The following week, I noticed a used Zoe was on sale for £5,200 at a nearby dealer and immediately booked it for a test drive. From the moment my wife and I got in the car, I knew there was no going back: this was the car I was meant to own.The first things that struck us were the unique design and the silence. You have to understand, coming from the tractor-like sound of a diesel car cold starting at -4°C, the gentle, white noise hum of an electric engine left me very confused – almost concerned. I turned to the dealer and asked: “Is the engine running or…?” He smiled and said “Yes, yes it is! You can start driving anytime you want.”
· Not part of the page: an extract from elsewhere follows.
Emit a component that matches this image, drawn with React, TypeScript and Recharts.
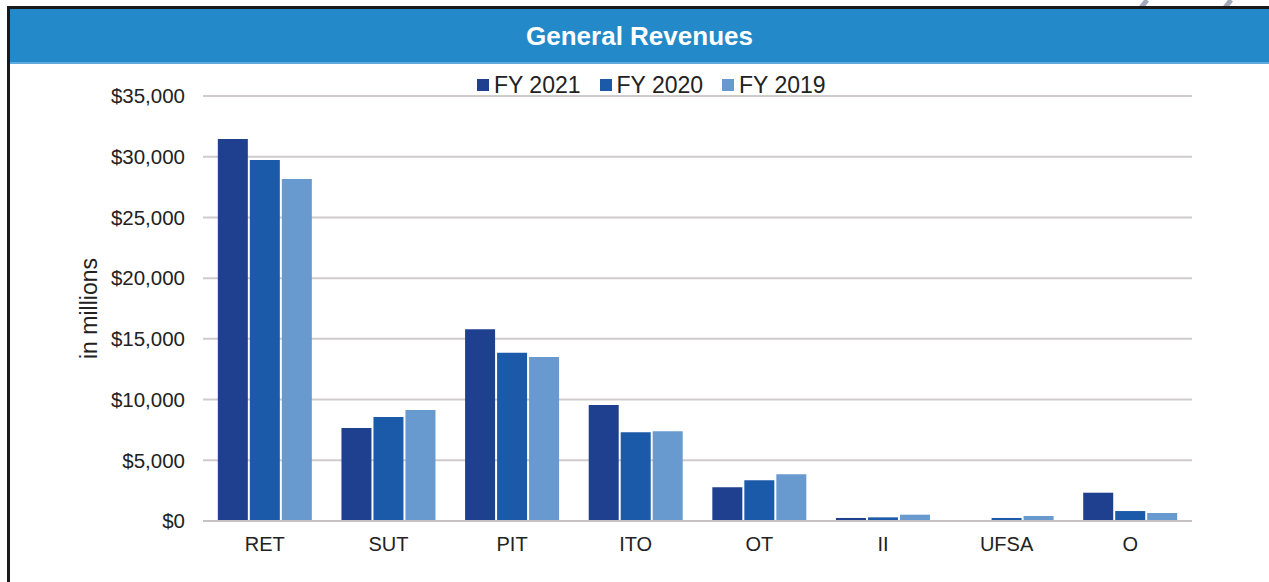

We drove around for about fifteen minutes and I signed the paperwork as soon as we got back. Luckily, I was also able to part exchange my old Corsa and only had to pay £4,200 in total.

I won’t attempt to turn this article into an in-depth review of the Renault Zoe; you can easily find many useful reviews and dedicated forums where other owners offer sound advice. However, based on my experiences over the past two years, I’d say that the car is very easy to drive, has a spacious trunk, is relatively cheap to service, and has reliable software. At a price point of £5-5,500, you’re also likely to get a feature set that is significantly above fossil fuel-powered superminis.

On the downside, the A/C can be temperamental in extreme weather, the suspension is rigid, and breaking performance can be variable. In short, even though it has its minor quirks, the Zoe is an objectively amazing commuter car to own and drive – and this is coming from someone who passionately dislikes driving.

A few months later, I was charging my Zoe at the Brent Cross mall in north London. The shopping center has one of the several Tesla showrooms in London so I decided to quickly check it out while my car was getting some e-juice. I went inside the store and headed straight for the Model X; some seconds later, a sales rep came to greet me:

“So, what do you think?”

“Yeah, it’s a very nice car, but it’s not a Zoe.”